**DATA EXCERPT**

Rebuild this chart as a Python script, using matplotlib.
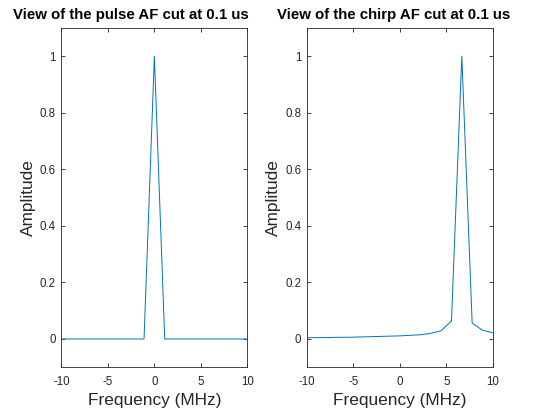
import numpy as np
import matplotlib
matplotlib.use("Agg")
import matplotlib.pyplot as plt

plt.rcParams['font.family'] = ['Liberation Sans', 'DejaVu Sans']
plt.rcParams['axes.unicode_minus'] = False

# frequency grid (MHz), 19 samples across -10..10
freq = np.linspace(-10, 10, 19)

pulse_amp = [0, 0, 0, 0, 0, 0, 0, 0, 0, 1.0, 0, 0, 0, 0, 0, 0, 0, 0, 0]
chirp_amp = [0.004, 0.005, 0.005, 0.006, 0.006, 0.007, 0.008, 0.009, 0.010,
             0.011, 0.013, 0.015, 0.020, 0.029, 0.064, 1.0, 0.056, 0.031, 0.022]

titles = ["View of the pulse AF cut at 0.1 us", "View of the chirp AF cut at 0.1 us"]
xticks = [-10, -5, 0, 5, 10]
yticks = [0, 0.2, 0.4, 0.6, 0.8, 1]
ytick_labels = ["0", "0.2", "0.4", "0.6", "0.8", "1"]

line_color = (0, 0.447, 0.741)
axis_color = "#262626"

fig = plt.figure(figsize=(5.49, 4.15), dpi=100)
lefts = [0.1117, 0.5587]
title_x = [0.375, 0.467]
for left, tx, title, amp in zip(lefts, title_x, titles, [pulse_amp, chirp_amp]):
    ax = fig.add_axes([left, 0.115, 0.339, 0.818])
    ax.plot(freq, amp, color=line_color, linewidth=0.7)
    ax.set_xlim(-10, 10)
    ax.set_ylim(-0.1, 1.1)
    ax.set_xticks(xticks)
    ax.set_yticks(yticks)
    ax.set_yticklabels(ytick_labels)
    ax.tick_params(direction="in", length=3, width=0.6, colors=axis_color,
                   labelsize=8.3, top=True, right=True)
    ax.tick_params(axis="x", pad=6)
    ax.tick_params(axis="y", pad=4)
    for s in ax.spines.values():
        s.set_color(axis_color)
        s.set_linewidth(0.6)
    ax.set_xlabel("Frequency (MHz)", fontsize=12.4, color=axis_color, labelpad=4)
    ax.set_ylabel("Amplitude", fontsize=12.4, color=axis_color, labelpad=3)
    ax.set_title(title, fontsize=10.8, fontweight="bold", x=tx, pad=6)

fig.savefig("out.png", dpi=100)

**THE TASK**
Do not copy the pictures, but repeat every line exactly.

**ANSWER TO THE PROBLEM**
Rebuild this chart as a Python script, using matplotlib.
import numpy as np
import matplotlib
matplotlib.use("Agg")
import matplotlib.pyplot as plt

plt.rcParams['font.family'] = ['Liberation Sans', 'DejaVu Sans']
plt.rcParams['axes.unicode_minus'] = False

# frequency grid (MHz), 19 samples across -10..10
freq = np.linspace(-10, 10, 19)

pulse_amp = [0, 0, 0, 0, 0, 0, 0, 0, 0, 1.0, 0, 0, 0, 0, 0, 0, 0, 0, 0]
chirp_amp = [0.004, 0.005, 0.005, 0.006, 0.006, 0.007, 0.008, 0.009, 0.010,
             0.011, 0.013, 0.015, 0.020, 0.029, 0.064, 1.0, 0.056, 0.031, 0.022]

titles = ["View of the pulse AF cut at 0.1 us", "View of the chirp AF cut at 0.1 us"]
xticks = [-10, -5, 0, 5, 10]
yticks = [0, 0.2, 0.4, 0.6, 0.8, 1]
ytick_labels = ["0", "0.2", "0.4", "0.6", "0.8", "1"]

line_color = (0, 0.447, 0.741)
axis_color = "#262626"

fig = plt.figure(figsize=(5.49, 4.15), dpi=100)
lefts = [0.1117, 0.5587]
title_x = [0.375, 0.467]
for left, tx, title, amp in zip(lefts, title_x, titles, [pulse_amp, chirp_amp]):
    ax = fig.add_axes([left, 0.115, 0.339, 0.818])
    ax.plot(freq, amp, color=line_color, linewidth=0.7)
    ax.set_xlim(-10, 10)
    ax.set_ylim(-0.1, 1.1)
    ax.set_xticks(xticks)
    ax.set_yticks(yticks)
    ax.set_yticklabels(ytick_labels)
    ax.tick_params(direction="in", length=3, width=0.6, colors=axis_color,
                   labelsize=8.3, top=True, right=True)
    ax.tick_params(axis="x", pad=6)
    ax.tick_params(axis="y", pad=4)
    for s in ax.spines.values():
        s.set_color(axis_color)
        s.set_linewidth(0.6)
    ax.set_xlabel("Frequency (MHz)", fontsize=12.4, color=axis_color, labelpad=4)
    ax.set_ylabel("Amplitude", fontsize=12.4, color=axis_color, labelpad=3)
    ax.set_title(title, fontsize=10.8, fontweight="bold", x=tx, pad=6)

fig.savefig("out.png", dpi=100)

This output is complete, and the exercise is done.